RECORD numbers of teachers are coming to work in Scotland from elsewhere in the UK and abroad, according to new figures.

Nearly 1,500 have registered in the past year - an increase of 40 per cent from a year ago.

Almost a third came from England, but Scotland also attracted its first teachers from Venezuela and Lithuania.

The Scottish Executive launched a campaign to attract more teachers from overseas at the start of 2005.

The move came as part of its drive to have 53,000 teachers in Scotland's schools by 2007 to allow cuts in class sizes.

Figures released by the General Teaching Council for Scotland (GTCS) yesterday showed that since then, a total of 1,465 teachers from outwith Scotland have registered to work north of the Border.

Peter Peacock, the education minister, said the record recruitment levels were proof that the Executive's campaign was a success.

He also said that the improved salaries and working conditions ushered in by the McCrone deal on teachers' pay was helping to make the profession more attractive.

He said: "We are determined to meet our ambitious targets to recruit record numbers of teachers and these figures are good news for Scottish education. They show we are on track to reduce class sizes and ensure pupils continue to receive the highest quality teaching.

"Scottish education has an international reputation for high standards and teaching in Scotland has never been more rewarding.

"The pay and conditions are generous and, of course, the work is vital to the continued success of Scotland."

As well as England, large numbers of teachers have also come to Scotland from Australia, Canada, New Zealand and Northern Ireland.

Nineteen teachers have come from the Republic of Ireland to take up posts, with a further 12 coming from Poland.

Nearly 400 recruits have begun work in primary schools, while the most popular secondary school subjects are English, biology, history, maths and PE. There has also been an increase in the number of hits on the Executive's website, teachinginscotland.com.

A spokeswoman for the Executive yesterday rejected concerns that some of the foreign teachers may not be fluent enough in English to teach in Scottish schools.

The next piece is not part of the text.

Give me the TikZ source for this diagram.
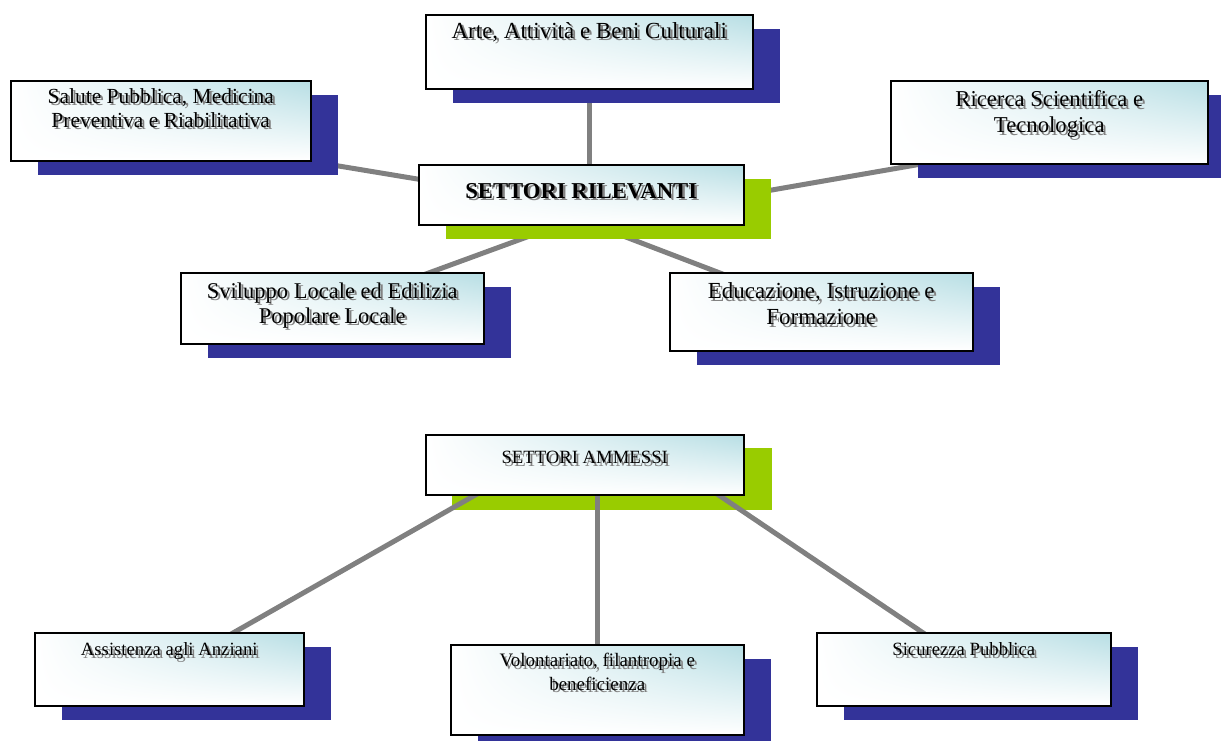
\documentclass[tikz,border=0pt]{standalone}
\usepackage{fontspec}
\setmainfont{Liberation Serif}
\usepackage{xcolor}
\usepackage{tikz}
\usetikzlibrary{calc,shadows,shadings,backgrounds}

\definecolor{shadowblue}{RGB}{51,51,153}
\definecolor{shadowgreen}{RGB}{153,204,0}
\definecolor{boxblue}{RGB}{183,222,228}
\definecolor{linkgray}{RGB}{128,128,128}
\definecolor{txtgray}{RGB}{130,130,130}

% text with a grey copy behind it
\newcommand{\shtxt}[1]{\makebox[0pt][l]{\hspace{2.5pt}\raisebox{-2.5pt}{\textcolor{txtgray}{#1}}}#1}

\tikzset{
    sbox/.style={draw=black, line width=1.5pt, anchor=north west, inner sep=0pt,
        upper left=white, upper right=boxblue, lower left=white, lower right=white},
    blueshadow/.style={drop shadow={shadow xshift=27pt, shadow yshift=-14pt, fill=#1, opacity=1}},
    blueshadow/.default=shadowblue,
    txt/.style={anchor=north, inner sep=0pt, align=center, font=\fontsize{22.5}{25}\selectfont},
    smalltxt/.style={txt, font=\fontsize{18.7}{23.5}\selectfont},
    link/.style={draw=linkgray, line width=5pt},
}

\begin{document}
\begin{tikzpicture}[x=1pt, y=-1pt]
    \useasboundingbox (0, 0) rectangle (1221, 740);

    % Settori rilevanti
    \node[sbox, blueshadow=shadowgreen, minimum width=325pt, minimum height=60pt,
        label={[txt, font=\bfseries\fontsize{22.7}{26}\selectfont, yshift=-19pt]north:\shtxt{SETTORI RILEVANTI}}] (rilev) at (418, 164) {};
    \node[sbox, blueshadow, minimum width=327pt, minimum height=74pt,
        label={[txt, font=\fontsize{23}{26}\selectfont, yshift=-8pt]north:\shtxt{Arte, Attività e Beni Culturali}}] (arte) at (425, 14) {};
    \node[sbox, blueshadow, minimum width=300pt, minimum height=80pt,
        label={[txt, font=\fontsize{21.5}{24}\selectfont, yshift=-8pt]north:{\shtxt{Salute Pubblica, Medicina}\\\shtxt{Preventiva e Riabilitativa}}}] (salute) at (10, 80) {};
    \node[sbox, blueshadow, minimum width=317pt, minimum height=83pt,
        label={[txt, font=\fontsize{22.7}{26}\selectfont, yshift=-10.5pt]north:{\shtxt{Ricerca Scientifica e}\\\shtxt{Tecnologica}}}] (ricerca) at (890, 80) {};
    \node[sbox, blueshadow, minimum width=303pt, minimum height=71pt,
        label={[txt, yshift=-10.5pt]north:{\shtxt{Sviluppo Locale ed Edilizia}\\\shtxt{Popolare Locale}}}] (svil) at (180, 272) {};
    \node[sbox, blueshadow, minimum width=303pt, minimum height=78pt,
        label={[txt, font=\fontsize{23}{26}\selectfont, yshift=-10.5pt]north:{\shtxt{Educazione, Istruzione e}\\\shtxt{Formazione}}}] (educ) at (669, 272) {};

    % Settori ammessi
    \node[sbox, minimum width=318pt, minimum height=60pt,
        label={[smalltxt, yshift=-17pt]north:\shtxt{SETTORI AMMESSI}}] (ammessi) at (425, 434) {};
    \node[sbox, blueshadow, minimum width=269pt, minimum height=73pt,
        label={[smalltxt, yshift=-10.5pt]north:\shtxt{Assistenza agli Anziani}}] (assist) at (34, 632) {};
    \node[sbox, blueshadow, minimum width=293pt, minimum height=90pt,
        label={[smalltxt, font=\fontsize{19}{23.5}\selectfont, yshift=-9pt]north:{\shtxt{Volontariato, filantropia e}\\\shtxt{beneficienza}}}] (volont) at (450, 644) {};
    \node[sbox, blueshadow, minimum width=294pt, minimum height=73pt,
        label={[smalltxt, yshift=-10.5pt]north:\shtxt{Sicurezza Pubblica}}] (sicur) at (816, 632) {};

    \begin{scope}[on background layer]
        \draw[link] (arte.center) -- (arte.center |- rilev.center);
        \draw[link] (salute.south east) -- ($(rilev.west)+(22,-12)$);
        \draw[link] (rilev.east) -- ($(ricerca.south west)+(40,-2)$);
        \draw[link] ($(rilev.south)+(-12,-4)$) -- (svil.center);
        \draw[link] ($(rilev.south)+(4,-4)$) -- (educ.center);

        % green shadow of the second box lies under its links
        \fill[shadowgreen] ($(ammessi.north west)+(27,14)$) rectangle ($(ammessi.south east)+(27,14)$);
        \draw[link] ($(ammessi.south west)+(67,-10)$) -- (assist.center);
        \draw[link] (volont.center) -- (volont.center |- ammessi.center);
        \draw[link] ($(ammessi.south east)+(-40,-10)$) -- ($(sicur.center)+(0,-9)$);
    \end{scope}
\end{tikzpicture}
\end{document}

She said: "Each of them has got to satisfy the GTCS that they have the proper qualifications and skills to teach in Scotland, which obviously includes having a high standard of English."

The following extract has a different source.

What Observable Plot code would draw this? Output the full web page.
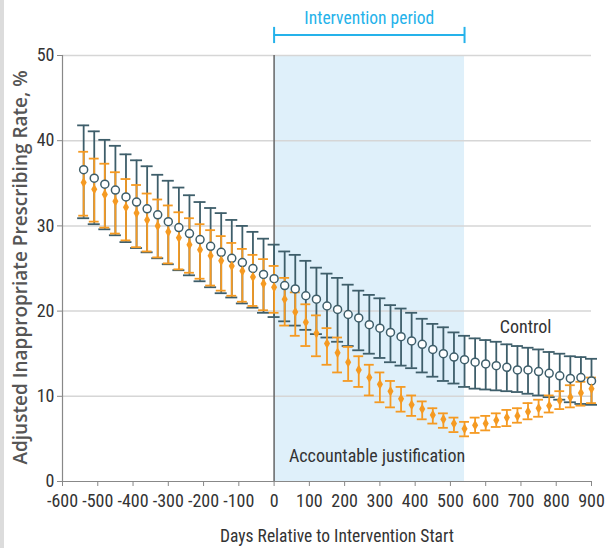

Matthew MacIver, the chief executive of the GTCS, said he was delighted at the increasing numbers of people wanting to teach in Scotland.

He said: "We are very pleased indeed. We have worked very hard to process these applications from other parts of the world and I am sure that they will add to the quality of teaching in Scotland.

"We have a good education system, we have a good reputation, a high standard of teaching in schools and the McCrone agreement has helped as well.

"We are also an attractive country for teachers because they recognise that we place great importance in education."

Figures released earlier this year showed that the number of teachers in Scotland's schools had risen over the past year.

The total number of primary, secondary and special teachers in state schools in 2004 stood at 49,554 - 324 more than in 2003.

When pre-school teachers were taken into account, the total number of teachers was 51,287.